--- start Records to process ---

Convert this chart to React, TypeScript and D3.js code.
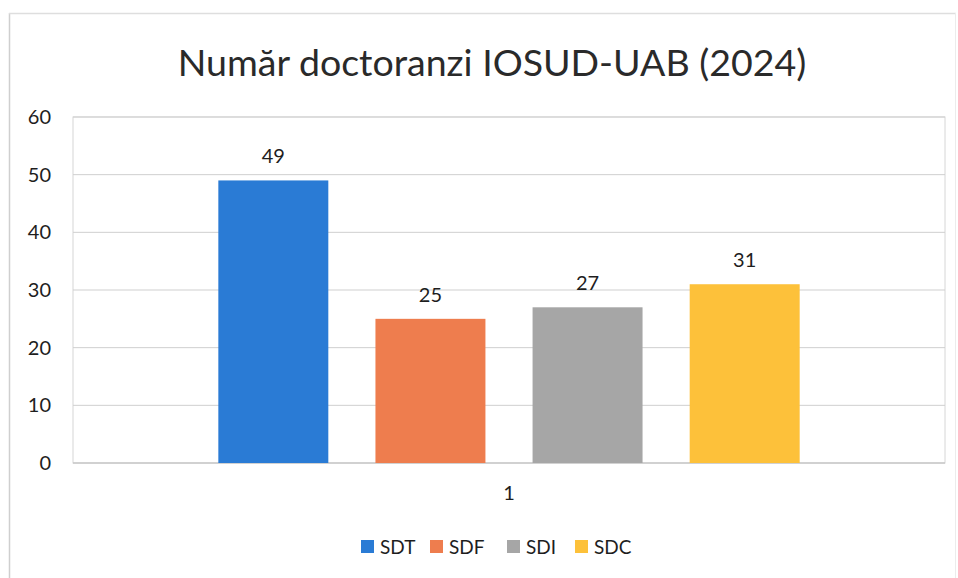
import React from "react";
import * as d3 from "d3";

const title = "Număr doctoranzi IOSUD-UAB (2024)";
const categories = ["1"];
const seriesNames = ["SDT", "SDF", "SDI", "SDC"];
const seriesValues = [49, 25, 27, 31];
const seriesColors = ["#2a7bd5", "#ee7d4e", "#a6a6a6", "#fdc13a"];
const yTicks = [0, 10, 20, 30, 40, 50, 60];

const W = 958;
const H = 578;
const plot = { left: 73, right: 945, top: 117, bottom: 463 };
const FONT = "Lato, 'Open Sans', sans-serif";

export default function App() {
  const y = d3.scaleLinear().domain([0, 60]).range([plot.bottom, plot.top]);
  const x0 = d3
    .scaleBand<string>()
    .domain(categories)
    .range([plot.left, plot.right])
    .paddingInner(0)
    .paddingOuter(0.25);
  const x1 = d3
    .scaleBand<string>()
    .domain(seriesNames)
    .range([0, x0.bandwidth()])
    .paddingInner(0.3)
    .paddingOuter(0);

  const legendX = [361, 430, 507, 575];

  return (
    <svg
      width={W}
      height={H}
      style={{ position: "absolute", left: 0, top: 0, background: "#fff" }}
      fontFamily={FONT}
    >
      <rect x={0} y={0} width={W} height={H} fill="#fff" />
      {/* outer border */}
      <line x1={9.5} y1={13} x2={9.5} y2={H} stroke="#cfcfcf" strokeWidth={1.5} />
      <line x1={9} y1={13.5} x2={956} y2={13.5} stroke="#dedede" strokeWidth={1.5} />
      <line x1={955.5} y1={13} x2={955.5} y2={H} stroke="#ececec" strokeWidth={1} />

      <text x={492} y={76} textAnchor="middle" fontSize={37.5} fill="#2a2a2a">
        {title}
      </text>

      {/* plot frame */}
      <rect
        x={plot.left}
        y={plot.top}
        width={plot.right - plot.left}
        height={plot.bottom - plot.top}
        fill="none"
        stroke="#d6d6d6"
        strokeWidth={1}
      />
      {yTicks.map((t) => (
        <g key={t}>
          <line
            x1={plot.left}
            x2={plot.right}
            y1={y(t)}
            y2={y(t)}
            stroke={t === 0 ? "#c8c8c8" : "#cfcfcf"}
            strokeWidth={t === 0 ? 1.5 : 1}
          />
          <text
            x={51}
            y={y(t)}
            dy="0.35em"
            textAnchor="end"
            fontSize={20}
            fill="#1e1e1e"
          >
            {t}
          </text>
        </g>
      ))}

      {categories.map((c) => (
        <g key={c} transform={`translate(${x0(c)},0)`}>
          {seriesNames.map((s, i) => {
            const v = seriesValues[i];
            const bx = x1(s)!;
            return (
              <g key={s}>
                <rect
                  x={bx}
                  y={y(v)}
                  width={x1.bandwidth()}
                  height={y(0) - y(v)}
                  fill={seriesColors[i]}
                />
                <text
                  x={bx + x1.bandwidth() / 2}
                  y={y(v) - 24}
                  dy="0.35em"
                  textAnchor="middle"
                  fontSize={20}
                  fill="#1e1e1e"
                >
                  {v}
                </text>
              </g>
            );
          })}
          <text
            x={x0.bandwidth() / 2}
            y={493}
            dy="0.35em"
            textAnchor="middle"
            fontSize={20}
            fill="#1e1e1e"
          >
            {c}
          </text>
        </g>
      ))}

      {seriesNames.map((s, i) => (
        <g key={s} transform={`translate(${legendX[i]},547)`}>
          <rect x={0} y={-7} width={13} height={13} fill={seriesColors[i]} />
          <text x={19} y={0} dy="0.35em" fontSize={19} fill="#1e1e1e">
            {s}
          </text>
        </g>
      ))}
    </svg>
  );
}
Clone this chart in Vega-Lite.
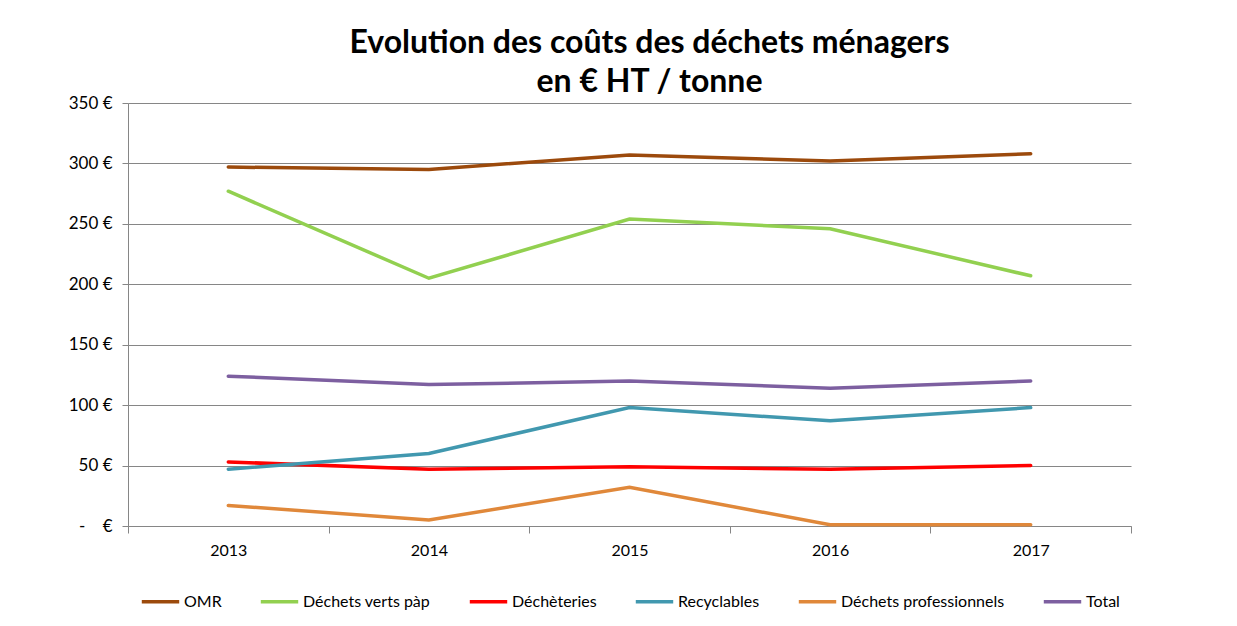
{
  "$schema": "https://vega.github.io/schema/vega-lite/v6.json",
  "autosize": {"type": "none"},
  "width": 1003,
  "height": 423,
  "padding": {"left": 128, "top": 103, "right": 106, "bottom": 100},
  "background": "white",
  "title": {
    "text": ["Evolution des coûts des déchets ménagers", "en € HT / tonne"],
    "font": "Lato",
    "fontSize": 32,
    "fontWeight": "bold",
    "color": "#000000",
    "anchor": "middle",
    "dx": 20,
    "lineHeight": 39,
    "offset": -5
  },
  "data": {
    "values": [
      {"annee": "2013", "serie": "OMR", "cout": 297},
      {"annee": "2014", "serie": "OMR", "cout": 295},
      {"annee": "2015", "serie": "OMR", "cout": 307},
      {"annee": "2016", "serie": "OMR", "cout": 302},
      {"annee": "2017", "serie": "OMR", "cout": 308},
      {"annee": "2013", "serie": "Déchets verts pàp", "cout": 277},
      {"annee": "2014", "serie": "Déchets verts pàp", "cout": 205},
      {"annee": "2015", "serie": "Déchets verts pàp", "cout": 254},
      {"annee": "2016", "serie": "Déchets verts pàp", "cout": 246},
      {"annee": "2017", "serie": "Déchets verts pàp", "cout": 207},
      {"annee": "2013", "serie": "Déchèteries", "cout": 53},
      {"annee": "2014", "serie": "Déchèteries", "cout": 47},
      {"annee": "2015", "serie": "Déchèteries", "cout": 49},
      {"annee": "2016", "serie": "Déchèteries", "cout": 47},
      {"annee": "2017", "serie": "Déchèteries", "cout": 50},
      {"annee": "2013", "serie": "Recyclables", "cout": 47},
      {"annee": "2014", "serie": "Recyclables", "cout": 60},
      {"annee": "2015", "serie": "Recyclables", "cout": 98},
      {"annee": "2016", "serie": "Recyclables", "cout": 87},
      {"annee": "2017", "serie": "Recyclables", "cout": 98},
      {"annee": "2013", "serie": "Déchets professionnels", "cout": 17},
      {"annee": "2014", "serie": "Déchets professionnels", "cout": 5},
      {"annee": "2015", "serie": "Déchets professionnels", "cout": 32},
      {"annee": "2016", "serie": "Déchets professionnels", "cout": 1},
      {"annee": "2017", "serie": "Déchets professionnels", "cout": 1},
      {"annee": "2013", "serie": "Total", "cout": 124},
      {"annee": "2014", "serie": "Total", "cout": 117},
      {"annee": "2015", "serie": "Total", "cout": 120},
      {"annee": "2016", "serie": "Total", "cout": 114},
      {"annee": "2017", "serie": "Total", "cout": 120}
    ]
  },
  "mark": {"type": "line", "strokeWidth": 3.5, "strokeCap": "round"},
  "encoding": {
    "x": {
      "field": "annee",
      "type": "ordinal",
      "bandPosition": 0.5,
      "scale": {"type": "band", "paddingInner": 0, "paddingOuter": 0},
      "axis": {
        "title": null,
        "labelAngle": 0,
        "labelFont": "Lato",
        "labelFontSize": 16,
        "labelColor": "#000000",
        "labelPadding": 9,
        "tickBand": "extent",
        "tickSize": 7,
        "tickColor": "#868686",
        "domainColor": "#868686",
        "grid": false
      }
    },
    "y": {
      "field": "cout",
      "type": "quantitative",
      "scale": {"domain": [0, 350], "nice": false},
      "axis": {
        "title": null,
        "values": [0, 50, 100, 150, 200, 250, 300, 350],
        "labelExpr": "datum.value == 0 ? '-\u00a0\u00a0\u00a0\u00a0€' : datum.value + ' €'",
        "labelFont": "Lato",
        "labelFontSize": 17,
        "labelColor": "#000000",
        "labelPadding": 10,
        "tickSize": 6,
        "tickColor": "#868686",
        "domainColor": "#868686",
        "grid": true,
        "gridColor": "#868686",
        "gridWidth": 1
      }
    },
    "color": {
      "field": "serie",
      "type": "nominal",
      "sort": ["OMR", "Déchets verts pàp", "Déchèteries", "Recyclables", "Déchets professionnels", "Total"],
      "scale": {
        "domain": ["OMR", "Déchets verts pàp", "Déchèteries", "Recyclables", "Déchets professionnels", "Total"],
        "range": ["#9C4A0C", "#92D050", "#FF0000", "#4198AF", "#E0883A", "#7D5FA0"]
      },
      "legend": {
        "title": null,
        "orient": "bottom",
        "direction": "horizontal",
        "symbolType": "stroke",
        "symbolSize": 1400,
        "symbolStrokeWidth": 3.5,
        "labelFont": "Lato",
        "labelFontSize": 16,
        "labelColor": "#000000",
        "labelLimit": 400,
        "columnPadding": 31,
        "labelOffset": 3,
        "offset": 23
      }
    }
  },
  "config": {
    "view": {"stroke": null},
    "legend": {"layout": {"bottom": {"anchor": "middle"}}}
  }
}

--- end Records to process ---

**Do this**
Scan the lines for the string "chart". Pick out every line that has it.

**Exercise solution**
Convert this chart to React, TypeScript and D3.js code.
Clone this chart in Vega-Lite.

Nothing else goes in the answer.